▶ _Short task_
Reproduce the listing word for word, leaving every picture behind.

▶ _Data lines_
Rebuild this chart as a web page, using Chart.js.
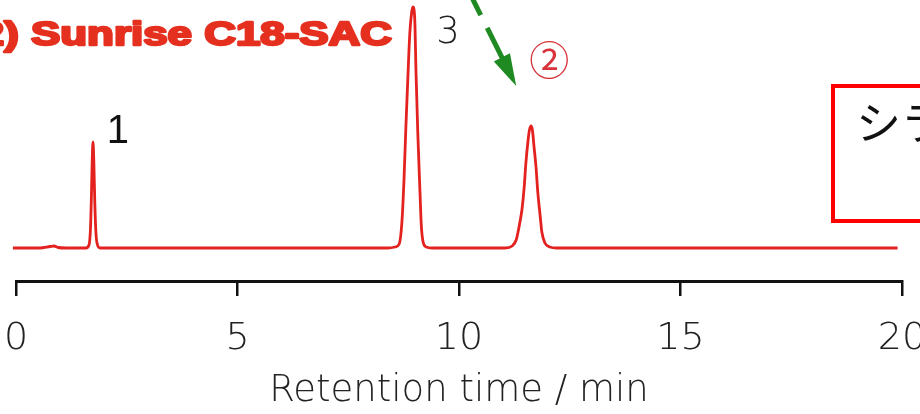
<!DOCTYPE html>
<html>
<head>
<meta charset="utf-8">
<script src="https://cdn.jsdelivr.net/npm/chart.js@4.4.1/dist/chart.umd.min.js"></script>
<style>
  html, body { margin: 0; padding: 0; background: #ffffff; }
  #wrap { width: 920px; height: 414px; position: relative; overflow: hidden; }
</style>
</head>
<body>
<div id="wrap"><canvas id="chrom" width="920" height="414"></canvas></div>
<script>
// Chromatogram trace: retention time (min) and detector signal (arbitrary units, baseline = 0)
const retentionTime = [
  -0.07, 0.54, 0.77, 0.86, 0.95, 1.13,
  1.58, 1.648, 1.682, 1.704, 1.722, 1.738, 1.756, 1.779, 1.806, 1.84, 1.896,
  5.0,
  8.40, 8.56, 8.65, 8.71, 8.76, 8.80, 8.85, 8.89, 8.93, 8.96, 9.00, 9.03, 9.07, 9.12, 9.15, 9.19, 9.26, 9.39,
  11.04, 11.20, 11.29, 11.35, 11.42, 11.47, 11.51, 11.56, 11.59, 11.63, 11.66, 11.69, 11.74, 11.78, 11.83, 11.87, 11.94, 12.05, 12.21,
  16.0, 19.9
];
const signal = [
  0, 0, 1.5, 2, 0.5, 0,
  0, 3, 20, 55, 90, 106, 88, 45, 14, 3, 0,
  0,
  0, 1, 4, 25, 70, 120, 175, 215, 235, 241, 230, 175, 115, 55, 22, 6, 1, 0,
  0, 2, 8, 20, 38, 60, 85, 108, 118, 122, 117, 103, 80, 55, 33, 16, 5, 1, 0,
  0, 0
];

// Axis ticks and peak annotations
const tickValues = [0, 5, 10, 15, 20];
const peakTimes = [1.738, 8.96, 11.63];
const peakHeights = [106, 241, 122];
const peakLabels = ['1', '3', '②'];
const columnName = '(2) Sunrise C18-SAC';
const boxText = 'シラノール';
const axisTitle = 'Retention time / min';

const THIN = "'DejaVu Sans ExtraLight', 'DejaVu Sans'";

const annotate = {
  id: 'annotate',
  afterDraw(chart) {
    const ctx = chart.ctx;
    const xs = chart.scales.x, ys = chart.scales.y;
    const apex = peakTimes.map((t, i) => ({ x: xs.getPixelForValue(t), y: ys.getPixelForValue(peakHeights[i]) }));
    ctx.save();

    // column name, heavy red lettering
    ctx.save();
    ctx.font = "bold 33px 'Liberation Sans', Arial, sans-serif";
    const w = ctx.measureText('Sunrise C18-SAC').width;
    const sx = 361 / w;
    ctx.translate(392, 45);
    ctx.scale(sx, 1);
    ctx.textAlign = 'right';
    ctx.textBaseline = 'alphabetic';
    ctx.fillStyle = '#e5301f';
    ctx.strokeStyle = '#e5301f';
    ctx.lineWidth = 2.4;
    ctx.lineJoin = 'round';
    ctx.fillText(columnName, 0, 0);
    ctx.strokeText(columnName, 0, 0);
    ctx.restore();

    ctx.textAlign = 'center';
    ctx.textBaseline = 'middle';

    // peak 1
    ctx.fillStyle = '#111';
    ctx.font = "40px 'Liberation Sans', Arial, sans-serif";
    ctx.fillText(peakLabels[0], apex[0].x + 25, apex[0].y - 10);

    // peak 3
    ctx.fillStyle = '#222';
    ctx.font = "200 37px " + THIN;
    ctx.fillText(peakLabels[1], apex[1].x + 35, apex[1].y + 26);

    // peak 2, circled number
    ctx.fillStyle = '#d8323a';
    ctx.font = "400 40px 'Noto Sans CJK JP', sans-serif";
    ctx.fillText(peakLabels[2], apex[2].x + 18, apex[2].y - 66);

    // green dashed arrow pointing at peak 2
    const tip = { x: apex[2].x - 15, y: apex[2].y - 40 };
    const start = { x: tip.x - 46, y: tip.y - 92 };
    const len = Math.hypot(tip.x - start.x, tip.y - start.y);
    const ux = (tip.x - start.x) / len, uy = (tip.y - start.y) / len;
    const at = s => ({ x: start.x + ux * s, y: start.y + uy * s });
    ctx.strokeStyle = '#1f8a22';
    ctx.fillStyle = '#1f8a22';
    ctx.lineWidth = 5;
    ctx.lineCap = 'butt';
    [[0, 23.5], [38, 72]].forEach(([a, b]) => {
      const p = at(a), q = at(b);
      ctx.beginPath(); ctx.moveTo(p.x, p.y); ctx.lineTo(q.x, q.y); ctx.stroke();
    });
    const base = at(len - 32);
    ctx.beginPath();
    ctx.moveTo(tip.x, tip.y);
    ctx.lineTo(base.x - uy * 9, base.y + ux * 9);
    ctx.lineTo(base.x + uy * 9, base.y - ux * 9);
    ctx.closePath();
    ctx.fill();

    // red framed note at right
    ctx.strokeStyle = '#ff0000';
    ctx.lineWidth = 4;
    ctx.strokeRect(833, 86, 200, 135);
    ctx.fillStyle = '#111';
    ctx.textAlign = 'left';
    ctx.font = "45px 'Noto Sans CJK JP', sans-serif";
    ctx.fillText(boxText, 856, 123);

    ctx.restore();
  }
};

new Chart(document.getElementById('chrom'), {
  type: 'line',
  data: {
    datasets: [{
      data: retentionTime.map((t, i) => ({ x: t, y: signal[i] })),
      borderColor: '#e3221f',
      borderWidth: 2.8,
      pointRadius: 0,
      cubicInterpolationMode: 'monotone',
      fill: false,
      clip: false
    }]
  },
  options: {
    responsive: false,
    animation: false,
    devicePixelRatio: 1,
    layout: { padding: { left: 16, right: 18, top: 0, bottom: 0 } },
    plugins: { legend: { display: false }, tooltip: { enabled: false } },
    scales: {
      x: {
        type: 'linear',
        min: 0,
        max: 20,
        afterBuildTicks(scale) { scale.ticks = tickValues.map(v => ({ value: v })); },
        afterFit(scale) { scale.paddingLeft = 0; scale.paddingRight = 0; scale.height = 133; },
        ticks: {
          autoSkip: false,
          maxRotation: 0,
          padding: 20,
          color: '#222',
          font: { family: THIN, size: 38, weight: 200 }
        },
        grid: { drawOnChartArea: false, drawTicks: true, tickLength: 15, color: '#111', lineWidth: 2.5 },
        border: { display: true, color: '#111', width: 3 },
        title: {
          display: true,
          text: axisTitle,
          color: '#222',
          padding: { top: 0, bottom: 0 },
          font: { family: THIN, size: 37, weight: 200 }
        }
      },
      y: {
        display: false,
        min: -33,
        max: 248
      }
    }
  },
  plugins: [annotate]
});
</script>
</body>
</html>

▶ _Result_
Rebuild this chart as a web page, using Chart.js.
<!DOCTYPE html>
<html>
<head>
<meta charset="utf-8">
<script src="https://cdn.jsdelivr.net/npm/chart.js@4.4.1/dist/chart.umd.min.js"></script>
<style>
  html, body { margin: 0; padding: 0; background: #ffffff; }
  #wrap { width: 920px; height: 414px; position: relative; overflow: hidden; }
</style>
</head>
<body>
<div id="wrap"><canvas id="chrom" width="920" height="414"></canvas></div>
<script>
// Chromatogram trace: retention time (min) and detector signal (arbitrary units, baseline = 0)
const retentionTime = [
  -0.07, 0.54, 0.77, 0.86, 0.95, 1.13,
  1.58, 1.648, 1.682, 1.704, 1.722, 1.738, 1.756, 1.779, 1.806, 1.84, 1.896,
  5.0,
  8.40, 8.56, 8.65, 8.71, 8.76, 8.80, 8.85, 8.89, 8.93, 8.96, 9.00, 9.03, 9.07, 9.12, 9.15, 9.19, 9.26, 9.39,
  11.04, 11.20, 11.29, 11.35, 11.42, 11.47, 11.51, 11.56, 11.59, 11.63, 11.66, 11.69, 11.74, 11.78, 11.83, 11.87, 11.94, 12.05, 12.21,
  16.0, 19.9
];
const signal = [
  0, 0, 1.5, 2, 0.5, 0,
  0, 3, 20, 55, 90, 106, 88, 45, 14, 3, 0,
  0,
  0, 1, 4, 25, 70, 120, 175, 215, 235, 241, 230, 175, 115, 55, 22, 6, 1, 0,
  0, 2, 8, 20, 38, 60, 85, 108, 118, 122, 117, 103, 80, 55, 33, 16, 5, 1, 0,
  0, 0
];

// Axis ticks and peak annotations
const tickValues = [0, 5, 10, 15, 20];
const peakTimes = [1.738, 8.96, 11.63];
const peakHeights = [106, 241, 122];
const peakLabels = ['1', '3', '②'];
const columnName = '(2) Sunrise C18-SAC';
const boxText = 'シラノール';
const axisTitle = 'Retention time / min';

const THIN = "'DejaVu Sans ExtraLight', 'DejaVu Sans'";

const annotate = {
  id: 'annotate',
  afterDraw(chart) {
    const ctx = chart.ctx;
    const xs = chart.scales.x, ys = chart.scales.y;
    const apex = peakTimes.map((t, i) => ({ x: xs.getPixelForValue(t), y: ys.getPixelForValue(peakHeights[i]) }));
    ctx.save();

    // column name, heavy red lettering
    ctx.save();
    ctx.font = "bold 33px 'Liberation Sans', Arial, sans-serif";
    const w = ctx.measureText('Sunrise C18-SAC').width;
    const sx = 361 / w;
    ctx.translate(392, 45);
    ctx.scale(sx, 1);
    ctx.textAlign = 'right';
    ctx.textBaseline = 'alphabetic';
    ctx.fillStyle = '#e5301f';
    ctx.strokeStyle = '#e5301f';
    ctx.lineWidth = 2.4;
    ctx.lineJoin = 'round';
    ctx.fillText(columnName, 0, 0);
    ctx.strokeText(columnName, 0, 0);
    ctx.restore();

    ctx.textAlign = 'center';
    ctx.textBaseline = 'middle';

    // peak 1
    ctx.fillStyle = '#111';
    ctx.font = "40px 'Liberation Sans', Arial, sans-serif";
    ctx.fillText(peakLabels[0], apex[0].x + 25, apex[0].y - 10);

    // peak 3
    ctx.fillStyle = '#222';
    ctx.font = "200 37px " + THIN;
    ctx.fillText(peakLabels[1], apex[1].x + 35, apex[1].y + 26);

    // peak 2, circled number
    ctx.fillStyle = '#d8323a';
    ctx.font = "400 40px 'Noto Sans CJK JP', sans-serif";
    ctx.fillText(peakLabels[2], apex[2].x + 18, apex[2].y - 66);

    // green dashed arrow pointing at peak 2
    const tip = { x: apex[2].x - 15, y: apex[2].y - 40 };
    const start = { x: tip.x - 46, y: tip.y - 92 };
    const len = Math.hypot(tip.x - start.x, tip.y - start.y);
    const ux = (tip.x - start.x) / len, uy = (tip.y - start.y) / len;
    const at = s => ({ x: start.x + ux * s, y: start.y + uy * s });
    ctx.strokeStyle = '#1f8a22';
    ctx.fillStyle = '#1f8a22';
    ctx.lineWidth = 5;
    ctx.lineCap = 'butt';
    [[0, 23.5], [38, 72]].forEach(([a, b]) => {
      const p = at(a), q = at(b);
      ctx.beginPath(); ctx.moveTo(p.x, p.y); ctx.lineTo(q.x, q.y); ctx.stroke();
    });
    const base = at(len - 32);
    ctx.beginPath();
    ctx.moveTo(tip.x, tip.y);
    ctx.lineTo(base.x - uy * 9, base.y + ux * 9);
    ctx.lineTo(base.x + uy * 9, base.y - ux * 9);
    ctx.closePath();
    ctx.fill();

    // red framed note at right
    ctx.strokeStyle = '#ff0000';
    ctx.lineWidth = 4;
    ctx.strokeRect(833, 86, 200, 135);
    ctx.fillStyle = '#111';
    ctx.textAlign = 'left';
    ctx.font = "45px 'Noto Sans CJK JP', sans-serif";
    ctx.fillText(boxText, 856, 123);

    ctx.restore();
  }
};

new Chart(document.getElementById('chrom'), {
  type: 'line',
  data: {
    datasets: [{
      data: retentionTime.map((t, i) => ({ x: t, y: signal[i] })),
      borderColor: '#e3221f',
      borderWidth: 2.8,
      pointRadius: 0,
      cubicInterpolationMode: 'monotone',
      fill: false,
      clip: false
    }]
  },
  options: {
    responsive: false,
    animation: false,
    devicePixelRatio: 1,
    layout: { padding: { left: 16, right: 18, top: 0, bottom: 0 } },
    plugins: { legend: { display: false }, tooltip: { enabled: false } },
    scales: {
      x: {
        type: 'linear',
        min: 0,
        max: 20,
        afterBuildTicks(scale) { scale.ticks = tickValues.map(v => ({ value: v })); },
        afterFit(scale) { scale.paddingLeft = 0; scale.paddingRight = 0; scale.height = 133; },
        ticks: {
          autoSkip: false,
          maxRotation: 0,
          padding: 20,
          color: '#222',
          font: { family: THIN, size: 38, weight: 200 }
        },
        grid: { drawOnChartArea: false, drawTicks: true, tickLength: 15, color: '#111', lineWidth: 2.5 },
        border: { display: true, color: '#111', width: 3 },
        title: {
          display: true,
          text: axisTitle,
          color: '#222',
          padding: { top: 0, bottom: 0 },
          font: { family: THIN, size: 37, weight: 200 }
        }
      },
      y: {
        display: false,
        min: -33,
        max: 248
      }
    }
  },
  plugins: [annotate]
});
</script>
</body>
</html>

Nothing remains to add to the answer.